Formerly full professor Univ. of Wisconsin, Madison, and senior official Congressional Office of Technology Assessment and National Governors Association. Author of four nonfiction books and hundreds of articles.
  • I, too, enjoyed the film immensely. It did have some serious problems in its portrayal of US officials, though, as I note in my review at Crossroads Arabia.

    My review is based on my personal experience as Counselor for Public Affairs at the US Embassy in Riyadh during the May, 2003 bombings of residential compounds there. I was on the ground as the FBI teams came in to support the Saudi investigation. The film may have been making a cinematic point, but it did get some things (including its premise) factually wrong.

  • Wendy

    I just came home from viewing The Kingdom. Those last 15 minutes or so had me on the edge of my seat. Top notch entertainment. The last words were chilling – we must take notice. Well worth the price.

  • SaL

    I just watched the movie… I think that the movie writer wrote the story based on little information that he hared or read about the compound terrorist attack, which is fine. But he didn’t do his job to learn more about Saudi society!! Actually I’m sure he has never been in Saudi Arabia!! And since the movie name is “The Kingdome” I think it should provide some information about the Saudi society.

    To be honest, the movie provided a correct picture about the terrorists in Saudi Arabia, and also it provided a true story about the compound terrorist attack.

    But other than that, it provided false and misleading information about how the Saudi government reacted, and how the Saudi princes dealt with the attack.

    And what make it worse is that it only shows three partakers in the horrible terrorist attack:
    1- Terrorists
    2- Saudi government and police.
    3- FBI
    And it ignores the fourth and most important partaker which is the whole Saudi society and how they react… so for any one who watches the movie he will think all Saudi society are terrorists!!

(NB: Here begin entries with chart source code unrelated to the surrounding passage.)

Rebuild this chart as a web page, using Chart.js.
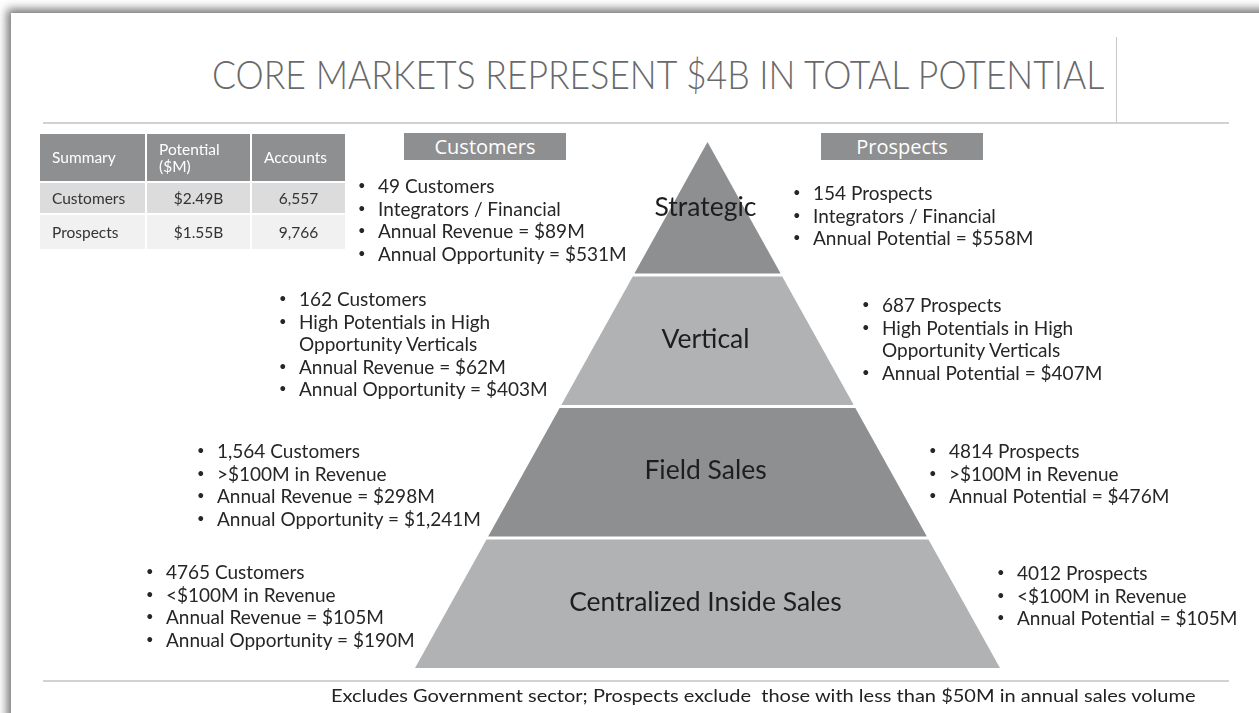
<!DOCTYPE html>
<html>
<head>
<meta charset="utf-8">
<script src="https://cdn.jsdelivr.net/npm/chart.js@4.4.1/dist/chart.umd.min.js"></script>
<style>
  body { margin: 0; width: 1259px; height: 713px; overflow: hidden; background: #fff; position: relative;
         font-family: Lato, "Open Sans", sans-serif; color: #222; }
  #slide { position: absolute; left: 11px; top: 13px; width: 1300px; height: 760px; background: #fff;
           box-shadow: -4px -4px 9px rgba(0,0,0,0.55); }
  .rule { position: absolute; background: #d2d2d2; }
  #title { position: absolute; left: 212px; top: 51px; font-size: 39px; font-weight: 300; color: #68696b;
           white-space: nowrap; transform-origin: 0 0; line-height: 46px; }
  #chart { position: absolute; left: 0; top: 0; }
  .hdr { position: absolute; top: 133px; width: 162px; height: 27px; background: #8e8f91; color: #fff;
         font-family: "Open Sans", sans-serif; font-size: 20px; line-height: 27px; text-align: center; }
  .blk { position: absolute; font-size: 19px; line-height: 22.5px; white-space: nowrap; color: #262626; }
  .li { position: relative; }
  .li .b { position: absolute; left: -20px; top: -1px; font-size: 13px; line-height: 22.5px; }
  table { position: absolute; left: 38px; top: 132px; border-collapse: separate; border-spacing: 2px;
          font-size: 15.5px; }
  th { background: #8e8f91; color: #fff; font-weight: normal; text-align: left; padding: 0 0 0 12px;
       height: 47px; line-height: 17px; }
  td { padding: 0; text-align: center; color: #333; }
  td:first-child { text-align: left; padding-left: 12px; }
  tr.r1 td { background: #dcdcdd; height: 30px; }
  tr.r2 td { background: #f1f1f1; height: 34px; }
  #note { position: absolute; left: 331px; top: 685px; font-size: 17px; white-space: pre; color: #222;
          transform-origin: 0 0; }
</style>
</head>
<body>
<div id="slide"></div>
<div class="rule" style="left:43px; top:122px; width:1186px; height:2px;"></div>
<div class="rule" style="left:1116px; top:37px; width:1px; height:86px; background:#c8c8c8;"></div>
<div class="rule" style="left:43px; top:680px; width:1186px; height:2px;"></div>
<div id="title">CORE MARKETS REPRESENT $4B IN TOTAL POTENTIAL</div>
<canvas id="chart" width="1259" height="713"></canvas>
<div class="hdr" style="left:404px;">Customers</div>
<div class="hdr" style="left:821px;">Prospects</div>
<table id="summary"></table>
<div id="blocks"></div>
<div id="note">Excludes Government sector; Prospects exclude  those with less than $50M in annual sales volume</div>

<script>
// tiers, bottom to top
const tiers = ['Centralized Inside Sales', 'Field Sales', 'Vertical', 'Strategic'];

const customerNotes = [
  ['4765 Customers', '<$100M in Revenue', 'Annual Revenue = $105M', 'Annual Opportunity = $190M'],
  ['1,564 Customers', '>$100M in Revenue', 'Annual Revenue = $298M', 'Annual Opportunity = $1,241M'],
  ['162 Customers', 'High Potentials in High\nOpportunity Verticals', 'Annual Revenue = $62M', 'Annual Opportunity = $403M'],
  ['49 Customers', 'Integrators / Financial', 'Annual Revenue = $89M', 'Annual Opportunity = $531M'],
];

const prospectNotes = [
  ['4012 Prospects', '<$100M in Revenue', 'Annual Potential = $105M'],
  ['4814 Prospects', '>$100M in Revenue', 'Annual Potential = $476M'],
  ['687 Prospects', 'High Potentials in High\nOpportunity Verticals', 'Annual Potential = $407M'],
  ['154 Prospects', 'Integrators / Financial', 'Annual Potential = $558M'],
];

const summaryHeader = ['Summary', 'Potential\n($M)', 'Accounts'];
const summaryNames = ['Customers', 'Prospects'];
const summaryPotential = ['$2.49B', '$1.55B'];
const summaryAccounts = ['6,557', '9,766'];

// where each text block sits (left of text, top of first line)
const customerPos = [[166, 561], [217, 440], [299, 288], [378, 175]];
const prospectPos = [[1017, 562], [949, 440], [882, 294], [813, 182]];

// summary table
const tbl = document.getElementById('summary');
let html = '<tr>' + summaryHeader.map((h, i) =>
  `<th style="width:${[93, 91, 81][i]}px">${h.replace('\n', '<br>')}</th>`).join('') + '</tr>';
summaryNames.forEach((n, i) => {
  html += `<tr class="r${i + 1}"><td>${n}</td><td>${summaryPotential[i]}</td><td>${summaryAccounts[i]}</td></tr>`;
});
tbl.innerHTML = html;

// bullet blocks
const esc = s => s.replace(/&/g, '&amp;').replace(/</g, '&lt;').replace(/>/g, '&gt;');
const blocks = document.getElementById('blocks');
function addBlock(lines, pos) {
  const d = document.createElement('div');
  d.className = 'blk';
  d.style.left = pos[0] + 'px';
  d.style.top = pos[1] + 'px';
  d.innerHTML = lines.map(l => '<div class="li"><span class="b">•</span>' +
    l.split('\n').map(esc).join('<br>') + '</div>').join('');
  blocks.appendChild(d);
}
customerNotes.forEach((l, i) => addBlock(l, customerPos[i]));
prospectNotes.forEach((l, i) => addBlock(l, prospectPos[i]));

// squeeze title and footnote to the widths they have on the slide
const title = document.getElementById('title');
title.style.transform = 'scaleX(' + (892 / title.offsetWidth) + ')';
const note = document.getElementById('note');
note.style.transform = 'scaleX(' + (865 / note.offsetWidth) + ')';

// pyramid: each tier is a line filled down to its own base
const GAP = 0.022;
const halfWidth = y => (tiers.length - y) / tiers.length;
const datasets = tiers.map((name, i) => {
  const bottom = i;
  const top = i === tiers.length - 1 ? tiers.length : i + 1 - GAP;
  const pts = [{ x: -halfWidth(bottom), y: bottom }, { x: -halfWidth(top), y: top }];
  if (halfWidth(top) > 0) pts.push({ x: halfWidth(top), y: top });
  pts.push({ x: halfWidth(bottom), y: bottom });
  return {
    label: name,
    data: pts,
    showLine: true,
    fill: { value: bottom },
    backgroundColor: i % 2 === 0 ? '#b1b2b4' : '#8e8f91',
    borderColor: 'rgba(0,0,0,0)',
    borderWidth: 0,
    pointRadius: 0,
    tension: 0,
  };
});

const tierLabels = {
  id: 'tierLabels',
  afterDatasetsDraw(chart) {
    const { ctx, scales } = chart;
    ctx.save();
    ctx.font = '26.5px Lato, "Open Sans", sans-serif';
    ctx.fillStyle = '#1e1e1e';
    ctx.textAlign = 'center';
    ctx.textBaseline = 'middle';
    tiers.forEach((name, i) => {
      ctx.fillText(name, scales.x.getPixelForValue(0) - 2, scales.y.getPixelForValue(i + 0.5));
    });
    ctx.restore();
  }
};

new Chart(document.getElementById('chart'), {
  type: 'scatter',
  data: { datasets },
  options: {
    responsive: false,
    animation: false,
    devicePixelRatio: 1,
    layout: { padding: { left: 415, right: 259, top: 142, bottom: 45 } },
    scales: {
      x: { display: false, min: -1, max: 1 },
      y: { display: false, min: 0, max: tiers.length },
    },
    plugins: { legend: { display: false }, tooltip: { enabled: false } },
  },
  plugins: [tierLabels],
});
</script>
</body>
</html>
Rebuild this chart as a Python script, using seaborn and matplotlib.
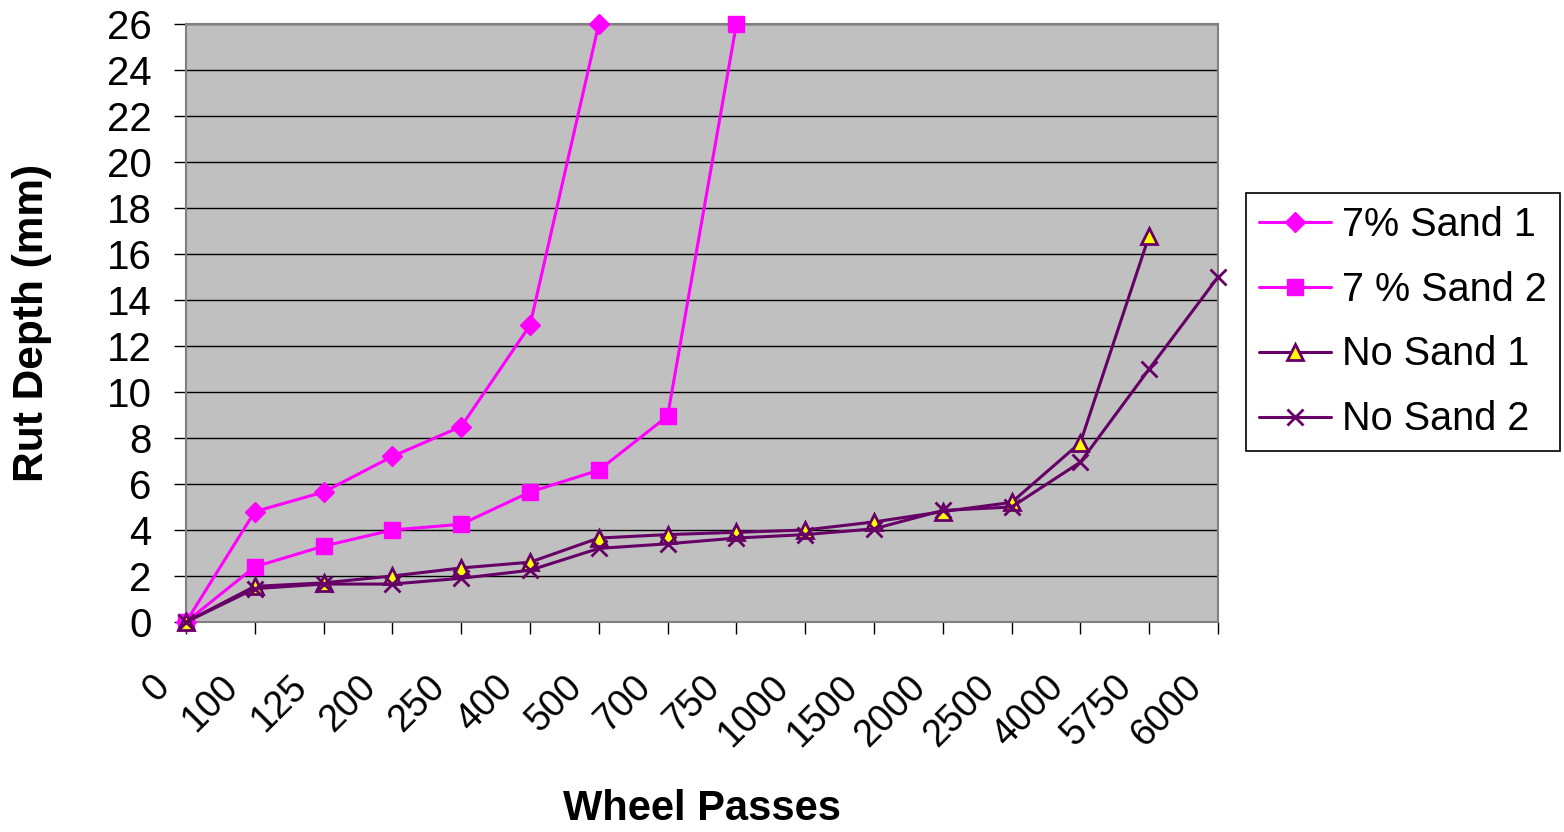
import matplotlib
matplotlib.use("Agg")
import matplotlib.pyplot as plt
import matplotlib.transforms as mtransforms
import seaborn as sns
import pandas as pd

passes = ["0", "100", "125", "200", "250", "400", "500", "700", "750",
          "1000", "1500", "2000", "2500", "4000", "5750", "6000"]

sand7_1 = [0, 4.8, 5.65, 7.2, 8.5, 12.9, 26]
sand7_2 = [0, 2.4, 3.3, 4.0, 4.25, 5.65, 6.6, 8.95, 26]
nosand_1 = [0, 1.55, 1.7, 2.0, 2.35, 2.6, 3.65, 3.8, 3.9, 4.0, 4.35, 4.8, 5.2, 7.8, 16.8]
nosand_2 = [0, 1.45, 1.65, 1.65, 1.9, 2.25, 3.2, 3.4, 3.65, 3.8, 4.05, 4.85, 5.0, 6.95, 11.0, 15.0]

series = {
    "7% Sand 1": sand7_1,
    "7 % Sand 2": sand7_2,
    "No Sand 1": nosand_1,
    "No Sand 2": nosand_2,
}

styles = {
    "7% Sand 1": dict(color="#FF00FF", marker="D", markersize=10, mfc="#FF00FF", mec="#FF00FF", mew=1),
    "7 % Sand 2": dict(color="#FF00FF", marker="s", markersize=11, mfc="#FF00FF", mec="#FF00FF", mew=1),
    "No Sand 1": dict(color="#660066", marker="^", markersize=12, mfc="#FFFF00", mec="#660066", mew=2),
    "No Sand 2": dict(color="#660066", marker="x", markersize=12, mfc="#660066", mec="#660066", mew=2),
}

rows = []
for name, vals in series.items():
    for i, v in enumerate(vals):
        rows.append({"series": name, "pos": i, "passes": passes[i], "rut": v})
df = pd.DataFrame(rows)

sns.set_style("white", {"text.color": "black", "axes.labelcolor": "black",
                        "xtick.color": "black", "ytick.color": "black"})
plt.rcParams["font.family"] = ["Liberation Sans", "DejaVu Sans"]

fig = plt.figure(figsize=(15.64, 8.32), dpi=100)
ax = fig.add_axes([186 / 1564, 1 - 622 / 832, (1218 - 186) / 1564, (622 - 24) / 832])
ax.set_facecolor("#C0C0C0")

for name in series:
    st = styles[name]
    sub = df[df["series"] == name]
    sns.lineplot(data=sub, x="pos", y="rut", ax=ax, color=st["color"], linewidth=2.2,
                 marker=st["marker"], markersize=st["markersize"],
                 markerfacecolor=st["mfc"], markeredgecolor=st["mec"],
                 markeredgewidth=st["mew"], label=name, clip_on=False,
                 zorder=3, estimator=None, sort=False)

ax.set_xlim(0, len(passes) - 1)
ax.set_ylim(0, 26)
ax.set_yticks(range(0, 27, 2))
ax.set_xticks(range(len(passes)))
ax.set_xticklabels(passes, rotation=45, ha="right", va="top", rotation_mode="anchor")
ax.tick_params(axis="both", direction="out", length=8.6, width=1, color="black",
               labelcolor="black", bottom=True, left=True)
ax.tick_params(axis="y", labelsize=29, pad=16)
ax.tick_params(axis="x", labelsize=27, pad=25)

# shift the slanted category labels to the left of their ticks
shift = mtransforms.ScaledTranslation(-35 / 100, 0, fig.dpi_scale_trans)
for lbl in ax.get_xticklabels():
    lbl.set_transform(lbl.get_transform() + shift)

ax.yaxis.grid(True, color="black", linewidth=1)
ax.xaxis.grid(False)
ax.set_axisbelow(True)
for side, sp in ax.spines.items():
    sp.set_visible(True)
    sp.set_color("#808080")
    sp.set_linewidth(1.5)

ax.set_xlabel("Wheel Passes", fontsize=30, fontweight="bold", va="top", color="black")
ax.set_ylabel("Rut Depth (mm)", fontsize=30.5, fontweight="bold", color="black")
ax.xaxis.set_label_coords(0.5, (622 - 789) / 598)
ax.yaxis.set_label_coords((52 - 186) / 1032, 0.5)

leg = ax.legend(loc="center left", bbox_to_anchor=(1246 / 1564, 1 - 322 / 832),
                bbox_transform=fig.transFigure, fontsize=28.5, frameon=True,
                fancybox=False, edgecolor="black", framealpha=1,
                handlelength=1.82, handletextpad=0.28, labelspacing=0.68,
                borderpad=0.33, borderaxespad=0)
leg.get_frame().set_linewidth(1.2)
for txt in leg.get_texts():
    txt.set_color("black")

fig.savefig("out.png", dpi=100, facecolor="white")
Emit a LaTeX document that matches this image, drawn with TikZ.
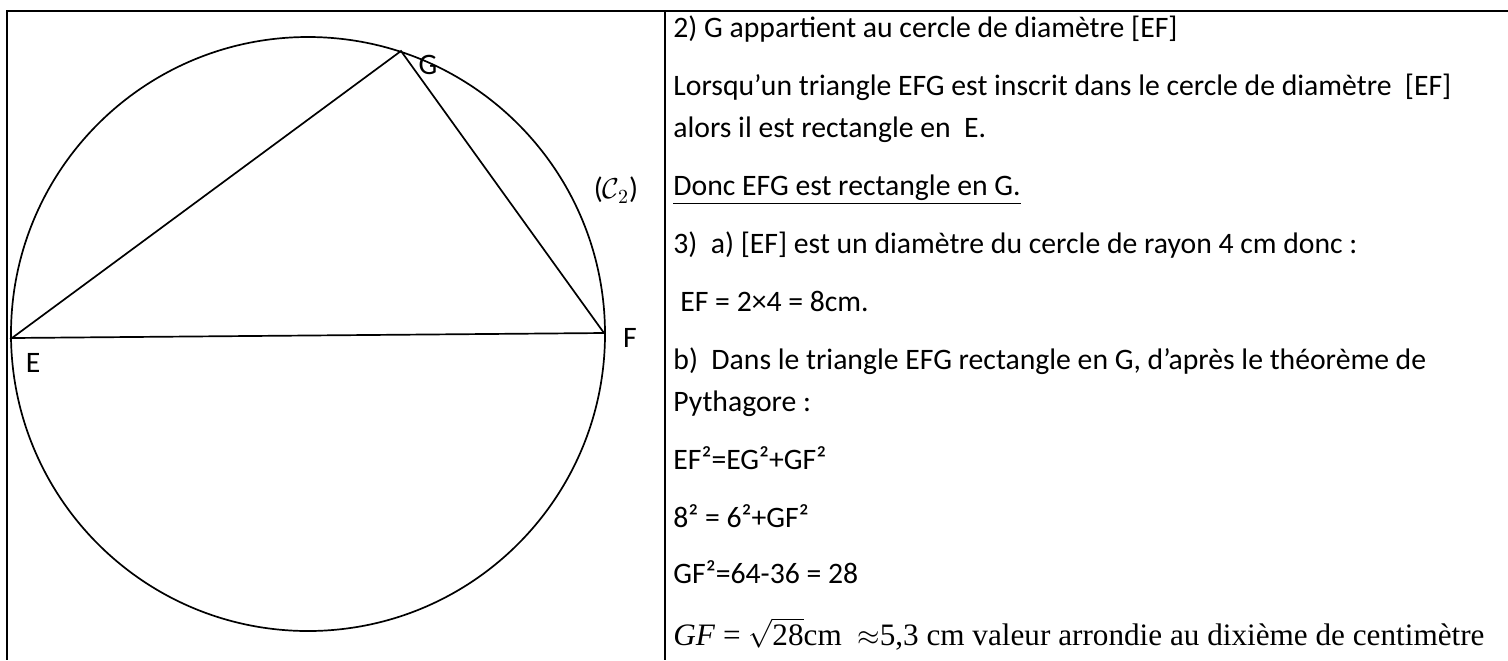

    Moreover, they give a picture of Saudi Arabia as only a wide area of desert and old buildings!!, Actually the movie shooting are taken in UAE not in Saudi Arabia. And in the worst place in UAE… I know UAE is much better then how it appeared in the movie.

  • T

    I enjoyed this movie up until the unnecessary scene where all of the Saudis have their time to pray. It seemed to be an attempt to create some sort of empathy for the Saudis, which is not necessary in this film. It was rather short so again the film re-gained my interest. I enjoyed the second half of the movie more than the first…until the last 2 minutes. I was appauled by the message presented with the whole “whispering in your ear” bit. I assumed I knew what I was getting into going to this movie, but I was litterally shocked. I have never wanted to demand my money back after watching a movie before, but I really wanted to this time. I didn’t want a single penny of my money going to perpetuate that horribly misguided message. As much as I enjoyed the first 1hr 52 minutes of this film, I cannot recommend it


    as i am from saudi arabia i saw this movie as a great movie ….!
    but i did not like the end because jamie & jennifer and the rest of the FBI team was sad & disappointed , and i dont think they should be because they deserve what they got for killing innocent people and children .
    and by the way the last terrorist attacks in saudi arabia was on saudi people and before that was on the arab compound and before that was on the american compound . and all comes from this motherfucker osama bin laden i hope that he bern in hell .
    and i think that peter berg did a great job in this movie .

  • Saladin

    A pure piece of propaganda. While the USA started slaughtering 1000s of Muslims in Iraq this attack happened in Saudi Arabia. Don’t you see the connection?!